The parties were informed in late December that Judge Korman recused himself from the case and Mr. Brinckerhoff responded with a motion on Jan. 10 seeking renewed argument.

Review Challenged

Justice Madden's decision In the Matter of Develop Don't Destroy (Brooklyn) v. Urban Development Corp., 104597/2007 [PDF], involved a combined Article 78 proceeding and declaratory judgment action on the 22-acre site where Mr.

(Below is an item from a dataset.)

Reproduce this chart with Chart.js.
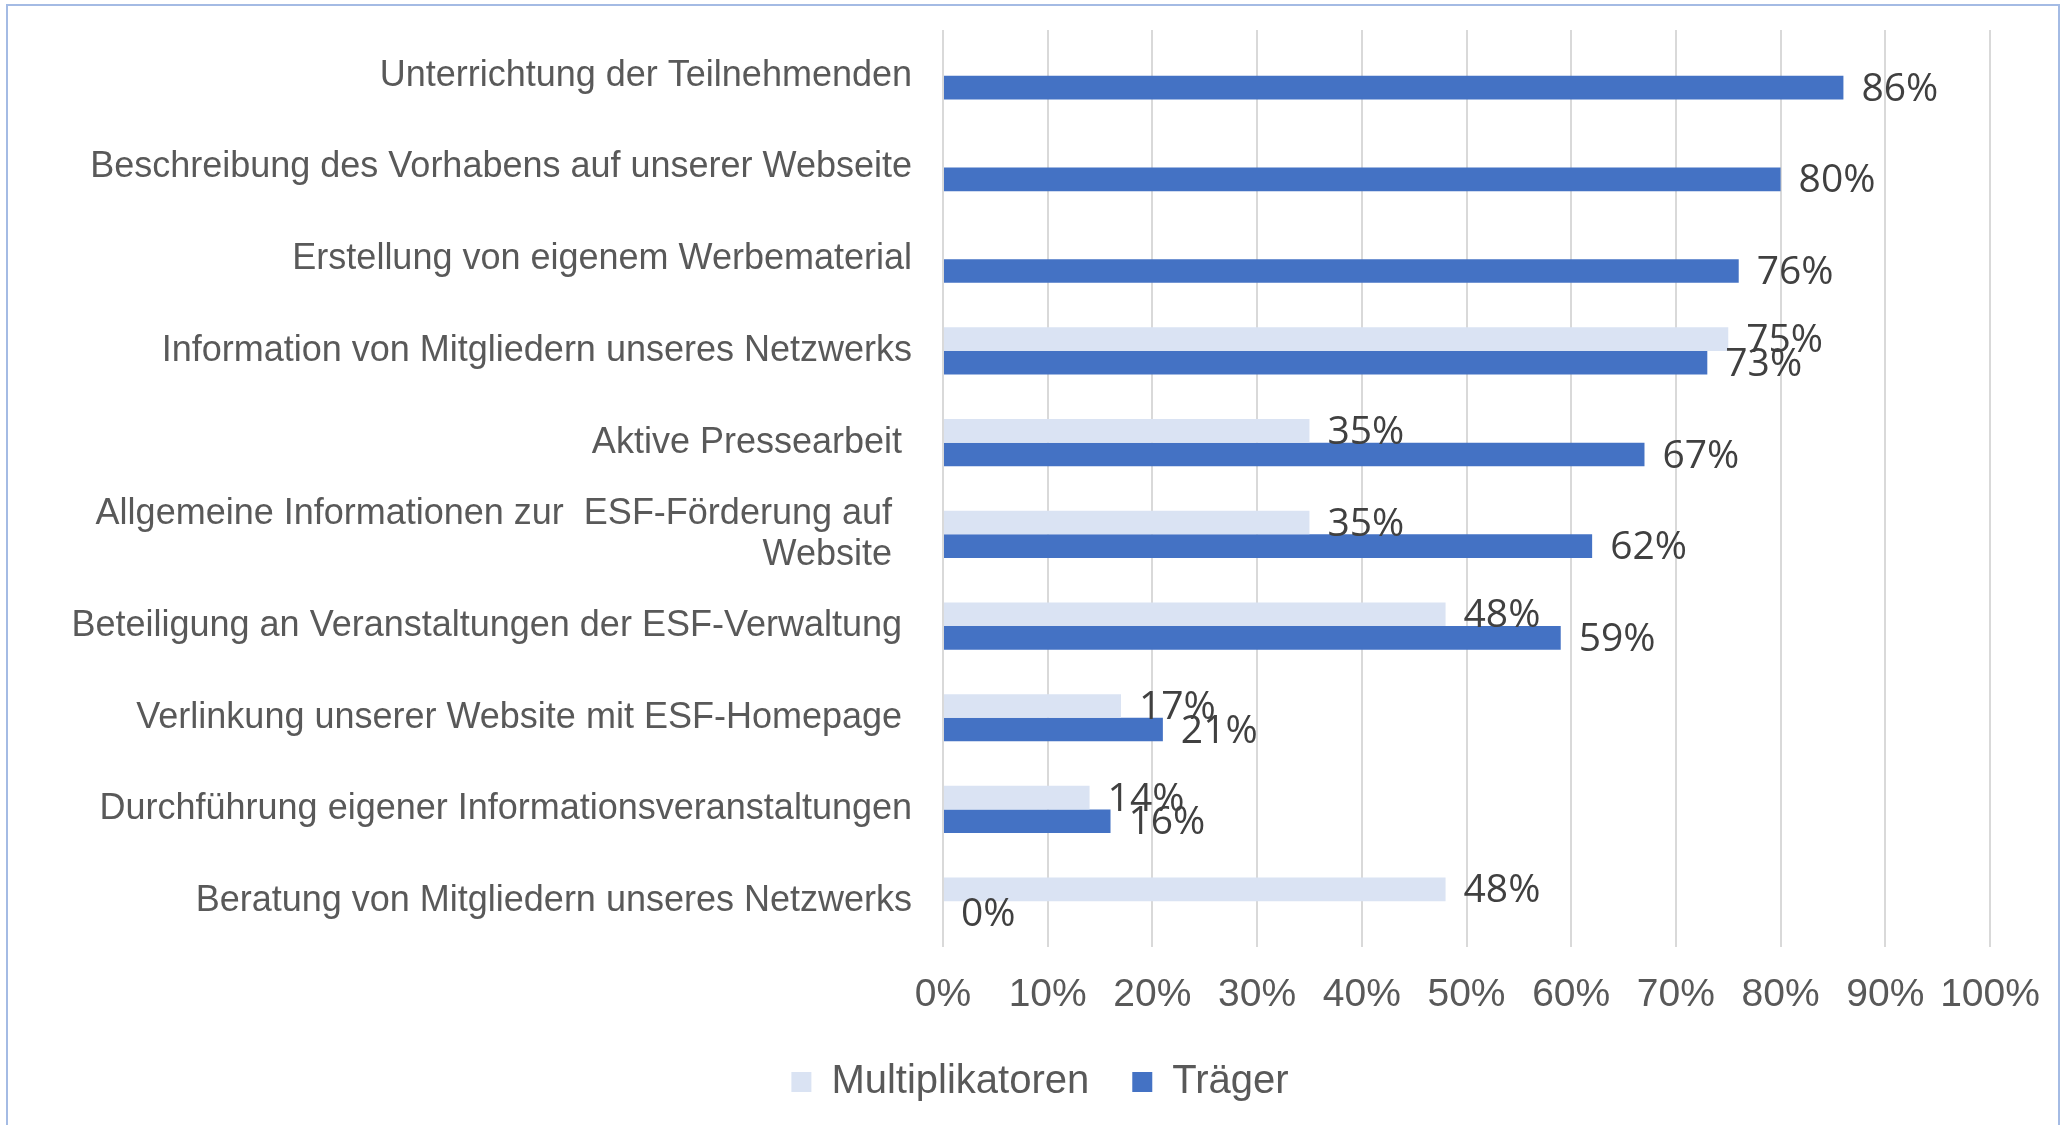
<!DOCTYPE html>
<html>
<head>
<meta charset="utf-8">
<script src="https://cdn.jsdelivr.net/npm/chart.js"></script>
<style>
  html, body { margin:0; padding:0; background:#fff; overflow:hidden; }
  canvas { display:block; }
</style>
</head>
<body>
<canvas id="massnahmenChart" width="2065" height="1125"></canvas>
<script>
// Kategorien (Leerzeichen am Ende wie im Original)
const categories = [
    'Unterrichtung der Teilnehmenden',
    'Beschreibung des Vorhabens auf unserer Webseite',
    'Erstellung von eigenem Werbematerial',
    'Information von Mitgliedern unseres Netzwerks',
    'Aktive Pressearbeit ',
    ['Allgemeine Informationen zur  ESF-Förderung auf  ', 'Website  '],
    'Beteiligung an Veranstaltungen der ESF-Verwaltung ',
    'Verlinkung unserer Website mit ESF-Homepage ',
    'Durchführung eigener Informationsveranstaltungen',
    'Beratung von Mitgliedern unseres Netzwerks'
];

const multiplikatoren = [null, null, null, 75, 35, 35, 48, 17, 14, 48];
const traeger = [86, 80, 76, 73, 67, 62, 59, 21, 16, 0];

const xTicks = [0, 10, 20, 30, 40, 50, 60, 70, 80, 90, 100];

// Rahmen um das Diagramm
const framePlugin = {
    id:'frame',
    beforeDraw(chart){
        const ctx = chart.ctx;
        ctx.save();
        ctx.fillStyle = '#ffffff';
        ctx.fillRect(0, 0, chart.width, chart.height);
        ctx.strokeStyle = '#a4bbe4';
        ctx.lineWidth = 2;
        ctx.strokeRect(7, 5, 2052, 1200);
        ctx.restore();
    },
    // y-Beschriftungen nicht am linken Rand abschneiden
    afterLayout(chart){
        chart.scales.y.left = 0;
    }
};

// Prozentwerte hinter den Balken
const valueLabels = {
    id:'valueLabels',
    afterDatasetsDraw(chart){
        const ctx = chart.ctx;
        ctx.save();
        ctx.font = '39px "Open Sans"';
        ctx.fillStyle = '#404040';
        ctx.textAlign = 'left';
        ctx.textBaseline = 'middle';
        chart.data.datasets.forEach(function(ds, i){
            const meta = chart.getDatasetMeta(i);
            meta.data.forEach(function(bar, j){
                const v = ds.data[j];
                if (v === null || v === undefined) return;
                ctx.fillText(v + '%', bar.x + 18, bar.y + 2);
            });
        });
        ctx.restore();
    }
};

const chart = new Chart(document.getElementById('massnahmenChart'), {
    type:'bar',
    data:{
        labels:categories,
        datasets:[{
            label:'Multiplikatoren',
            data:multiplikatoren,
            backgroundColor:'#dae3f3',
            borderWidth:0,
            categoryPercentage:0.515,
            barPercentage:1.0
        },{
            label:'Träger',
            data:traeger,
            backgroundColor:'#4472c4',
            borderWidth:0,
            categoryPercentage:0.515,
            barPercentage:1.0
        }]
    },
    options:{
        indexAxis:'y',
        responsive:false,
        animation:false,
        devicePixelRatio:1,
        layout:{
            padding:{ top:30, left:90, right:75, bottom:13 }
        },
        scales:{
            x:{
                min:0,
                max:100,
                afterBuildTicks(scale){
                    scale.ticks = xTicks.map(v => ({ value:v }));
                },
                afterFit(scale){
                    scale.height = 72;
                    scale.paddingLeft = 0;
                    scale.paddingRight = 0;
                },
                grid:{
                    color:'#d9d9d9',
                    lineWidth:2,
                    drawTicks:false
                },
                border:{ display:false },
                ticks:{
                    padding:25,
                    color:'#595959',
                    font:{ family:'"Liberation Sans", Arial', size:39 },
                    maxRotation:0,
                    callback:function(v){ return v + '%'; }
                }
            },
            y:{
                afterFit(scale){
                    scale.width = 853;
                    scale.paddingTop = 0;
                    scale.paddingBottom = 0;
                },
                grid:{ display:false, drawTicks:false },
                border:{ display:false },
                ticks:{
                    padding:31,
                    color:'#595959',
                    autoSkip:false,
                    font:{ family:'"Liberation Sans", Arial', size:36, lineHeight:1.15 }
                }
            }
        },
        plugins:{
            legend:{
                position:'bottom',
                labels:{
                    boxWidth:20,
                    boxHeight:20,
                    padding:43,
                    color:'#595959',
                    font:{ family:'"Liberation Sans", Arial', size:40 }
                }
            },
            tooltip:{ enabled:false }
        }
    },
    plugins:[framePlugin, valueLabels]
});
</script>
</body>
</html>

Ratner's company, Forest City Ratner, wants to redevelop the Atlantic Terminal area in the Prospect Heights neighborhood.

The plaintiffs claimed they would be "harmed by the substantial adverse environmental impacts of a project of such enormous scale," and claimed the project violated the substantive and procedural requirements of the New York State Environmental Quality Review Act (SEQRA).

They argued that the resolution approving the project by the Public Authorities Control Board was governed by SEQRA and required specific findings under the act.

The Metropolitan Transportation Authority, they claimed, never adopted an SEQRA findings statement and never took a "hard look" at the project's environmental impact.

The plaintiffs also claimed the Urban Development Corp., which does business as the Empire State Development Corp., violated the Urban Development Corporation Act when it did not consult with the community, failed to provide a 30-day public comment period, designated the sports arena as a "civic project" and "blighting" parts of the site and designating it a "land use improvement project."

But citing the "considerable latitude" given agencies to assess environmental effects under SEQRA and noting that she was not permitted to "second guess the agency or substitute its judgment for that of the agency," Justice Madden found that the "determinations approving the project were neither arbitrary, capricious nor an abuse of discretion, and that respondents violated neither the procedural nor substantive requirements of SEQRA or the [Urban Development Corporation Act]."

Justice Madden's decision will be published on Wednesday.

The next step for opponents is to appeal Justice Madden's decision to the Appellate Division, First Department.